Twenty-four days after Blumenthal's first fax, an attorney for Craigslist replied with a four-page letter that effectively said, "Thanks, but no thanks." Lawyer Barry Reingold made clear that Craigslist officials sympathized with the woman's "desire to protect her children from personal advertisements that are intended for adult eyes only," but it was quite frankly out of their hands. He suggested that she install a web-content filter, which, he pointed out, is "freely available, easy to use and effective."
The law-and-order East Coast prosecutor and the Left Coast live-and-let-sin entrepreneurs couldn't have been cut from more different cloths. Blumenthal was a sergeant in the Marine Corps; Newmark adopted a purple peace sign as the logo of his company. Blumenthal, a Brooklyn native, hails from a well-to-do family and holds degrees from both Harvard and Yale; Newmark, a Jersey boy, is more humble in stature as well as pedigree, having earned his computer-science degree from Case Western Reserve University in Cleveland.
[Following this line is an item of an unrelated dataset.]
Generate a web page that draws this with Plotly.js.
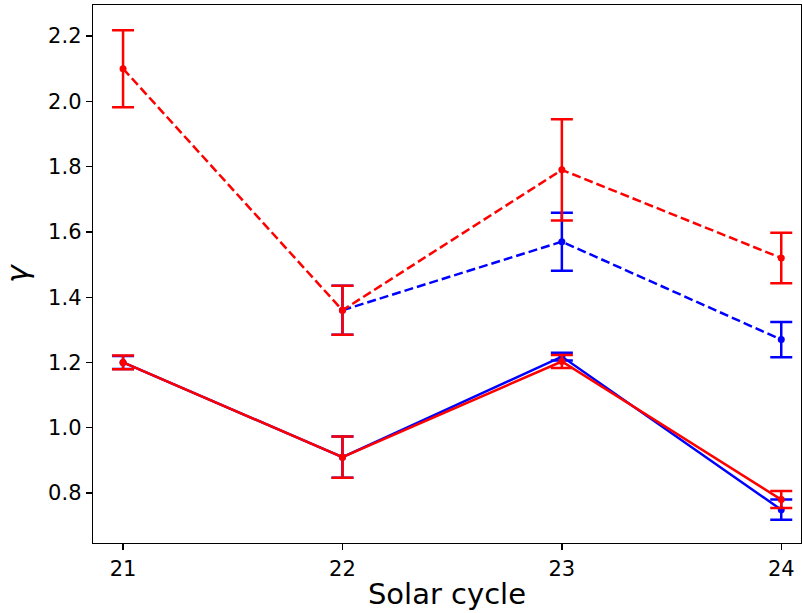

But when a Connecticut woman was arrested on March 19, 2008, for prostituting herself on Craigslist, Blumenthal jumped back on the case, livid that sex-worker ads were still polluting the site.
"I am astonished and appalled by Craigslist's refusal to recognize the reality of prostitution on its website—despite advertisements containing graphic photographs and hourly rates and widespread reports of prostitutes using the site," he wrote the company. "Craigslist must determine now what type of site it is. If it's truly concerned about the issue, it must devote resources and technology to eliminate these postings from its site."
Frustrated by what he perceived to be stonewalling, Blumenthal went public. In March, he appeared in the daily New Haven Register to accuse Craigslist of profiting from prostitution, and then laid into Buckmaster and Newmark for allegedly dragging their feet in implementing the agreed-upon changes.
In July 2008, the sides arranged their first face-to-face sit-down. Buckmaster and two Craigslist attorneys made the cross-country trek to Rye, New York, just beyond the Connecticut border, halfway between Hartford and New York City. They met Blumenthal and a few of his subordinates in a coffee shop and, over the course of a few hours, hashed out an agreement.
Under the accord, Craigslist began asking advertisers to provide valid identification, in addition to charging Erotic Services advertisers a nominal credit-card fee ($5 to $10) per ad, enabling the company to confirm users' identities and establish a digital fingerprint. Craigslist also vowed to donate all profits from the sex category to various charities, particularly those that address child exploitation and human trafficking.